Dall’indagine, emerge che il presidente non vuole lasciare il potere per non rinunciare a un incarico che ha permesso a lui e alla sua famiglia di controllare le principali ricchezze del Paese,che comprendono l’estrazione di minerali, l’allevamento, la costruzione di strade e di altre infrastrutture.
Un’ulteriore conferma di quanto appurato un anno fa dal settimanale economico statunitense giunge da un’altra recente inchiesta realizzata dalla ong britannica Global Witness attraverso l’analisi dei dati dell’Extractive Industries Transparency Initiative, dai quali emerge che un fiume di denaro proveniente dal settore minerario, si è disperso all’interno di una vasta rete corruttiva legata al presidente congolese.
Leggendo il rapporto appare evidente che detenere il potere in Congo, significa gestire affari miliardari con le multinazionali e i paesi affamati di materie prime.

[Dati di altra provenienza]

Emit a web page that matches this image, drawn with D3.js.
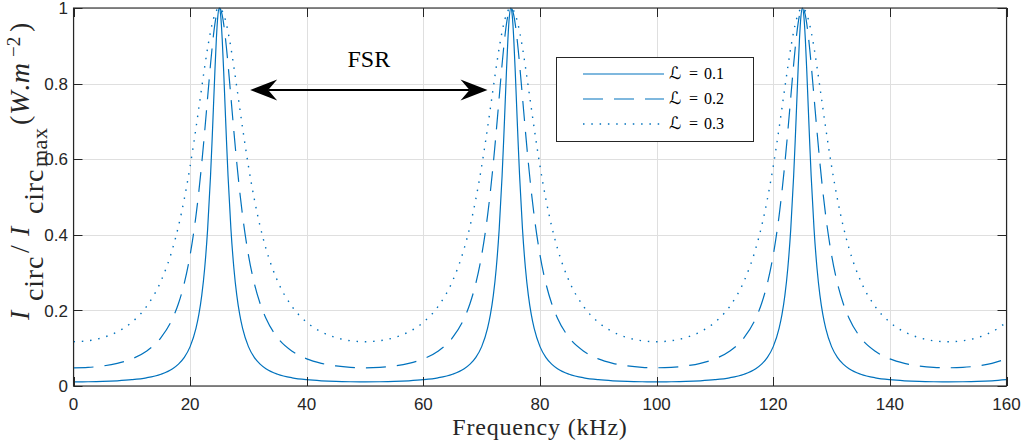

Anche questo spiega perché Kabila non ha rispettato l’accordo di San Silvestro e continua ostinatamente a calpestare la Costituzione, che da più di un anno impone la sua uscita di scena. Nel frattempo, l’uomo forte di Kinshasa continua a restare indifferente alle vibranti proteste delle opposizioni, alla povertà e agli squilibri sociali che attanagliano il suo paese, relegato al 176esimo posto su 188, nella graduatoria mondiale dell’indice di sviluppo umano redatta annualmente dalle Nazioni Unite.
Senza dimenticare, che in 57 anni d’indipendenza il Congo è stato condizionato da guerre civili, carestie ed efferate razzie compiute contro la popolazione. In tutto questo tempo, la nazione dell’Africa centrale è stata teatro di ripetuti colpi di stato, che hanno portato al potere tiranni del calibro del colonnello Mobutu Sese Seko, che per 36 lunghi anni ha instaurato una dittatura cleptocratica nel paese.
Ma soprattutto, da quando ha ottenuto l’indipendenza il Congo non ha mai conosciuto una pace stabile e tra il 1997 e il 2003 è stato teatro di un conflitto passato alla storia come la “prima guerra mondiale africana”, che vide coinvolte otto nazioni africane e 25 gruppi armati, molti dei quali attivi ancora oggi. Un pesante retaggio che ci aiuta a capire quanto sarà difficile trovare una soluzione per stabilizzare il caotico quadro politico che sta minando il paese africano.